Et voilà que débarque une nouvelle série d’articles sur Stereo System : le Studio Tour. Le concept est simple, raconter l’histoire des studios d’enregistrement les plus mythiques. Création, artistes phares, événements qui s’y sont déroulés, anecdotes, et cætera. Le studio qui a l’honneur d’inaugurer la rubrique s’appelle tout simplement Le Studio... Eh oui, pourquoi trouver un nom original quand on en a déjà un sous la main ? C’est le fameux pragmatisme québécois.
Tout commence en 1971, lorsque le producteur André Perry décide de déménager son studio. Celui qu’il possédait auparavant se trouvait tout simplement dans une église de Montréal ! Malgré l’acoustique hors du commun, les voisins se plaignaient (bah oui, tu m’étonnes) et le coût d’entretien était trop élevé. Perry imagine donc construire son nouveau studio dans un décor vraiment aux antipodes d’une église : au bord d’un lac, dans une forêt de Morin Heights, au dessus de Montréal. D’ailleurs le lac n’avait à l’époque pas de nom, et le maire de la commune en profita donc pour lui donner le nom de Lac Perry.
Ah, et ajoutons qu’André Perry n’est pas n’importe qui dans le monde de la musique, puisqu’il était très ami avec John Lennon et qu’il organisa le célèbre bed-in à l’hotel Reine Elisabeth de Montréal en 1969.
André Perry avec John Lennon
Bref, en 1972, Le Studio est tout beau tout neuf, et ce seront surtout des artistes canadiens qui l’utiliseront dans ses premières années. Le premier artiste de renommée internationale à y enregistrer sera Cat Stevens et son concept-album spatial Numbers, en 1975. L’année suivante les Bee Gees y enregistreront (pendant cinq mois !) leur quatorzième disque, Children Of The World. C’est sur cet album que l’on retrouve des excellents morceaux disco comme You Should Be Dancing ou Love So Right. On sait aussi que Lennon y passera quelques week-ends, mais sans rien y enregistrer, du moins à notre connaissance...

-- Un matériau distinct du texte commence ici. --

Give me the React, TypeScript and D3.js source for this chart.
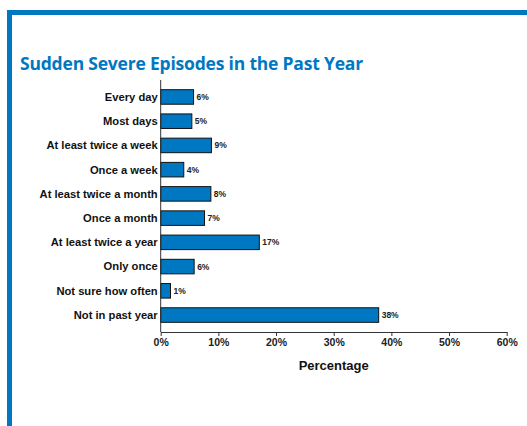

Au début des années 80, après avoir été utilisé par des artistes québécois comme Robert Charlebois ou Luc Plamondon (mais si, le mec qui a créé Starmania avec Michel Berger !), les canadiens de April Wine ou les américains de Chicago, la renommée du studio atteint son apogée. Les artistes apprécient le professionnalisme, les moyens d’enregistrement plutôt novateurs pour l’époque, et surtout l’adaptabilité. Selon André Perry : "À cette époque, chaque ville avait un son. Los Angeles avait un son, New York avait un son [...] J’étais partant du principe qu’on devait s’adapter aux artistes. Ça leur plaisait beaucoup".
Un groupe, notamment, était fidèle client du Studio : Rush. Les Torontois enregistrèrent pas moins de cinq albums à Morin Heights entre 1980 et 1993, dont le mythique tube Tom Sawyer, et sa vidéo tournée dans le studio.
En 1981, c’est au tour de The Police de débarquer chez ce bon vieux André. Cette fois, c’est uniquement pour la chanson Every Little Thing She Does Is Magic, mais ils reviendront deux ans plus tard pour faire les overdubs (en gros, réenregistrer des pistes de guitares, claviers, etc.) sur Synchronicity, leur chant du cygne. Sting s’y rendra ensuite en solo pour son album solo The Dream Of Blue Turtles, en 1985. Et David Bowie s'y arrêtera pendant cinq semaine en mai 1984 pour son malheureux Tonight. Ensuite, au moment où les Rolling Stones se faisaient la gueule et n’avaient de groupe que le nom, Le Studio accueillit Keith Richards et sa bande de fous furieux pour l’enregistrement de son album solo, Talk Is Cheap, en 1988. C’ett également cette année qu’André Perry décide de vendre le studio, et de se retirer peu à peu du business musical. Pendant plus de 10 ans, des artistes continuent tant bien que mal à enregistrer dans ce décor de carte postale, (Céline Dion, entre autres) mais la magie n’y est plus, et en 2001, après 29 ans de musique, Le Studio ferme ses portes.
Il reste alors à l’abandon pendant 15 ans, tombant en ruine, cambriolé et dégradé, jusqu’à ce que le bâtiment soit quasiment détruit par un incendie possiblement criminel, le 11 août 2017. Il est maintenant en cours de rénovation par une association, afin de le transformer en musée dédié à ce "temple of sound". Le mot de la fin par Geddy Lee, le chanteur et bassiste de Rush, peu après l'incendie : "C’était littéralement une seconde maison pour nous. Il aura toujours une place spéciale dans nos coeurs".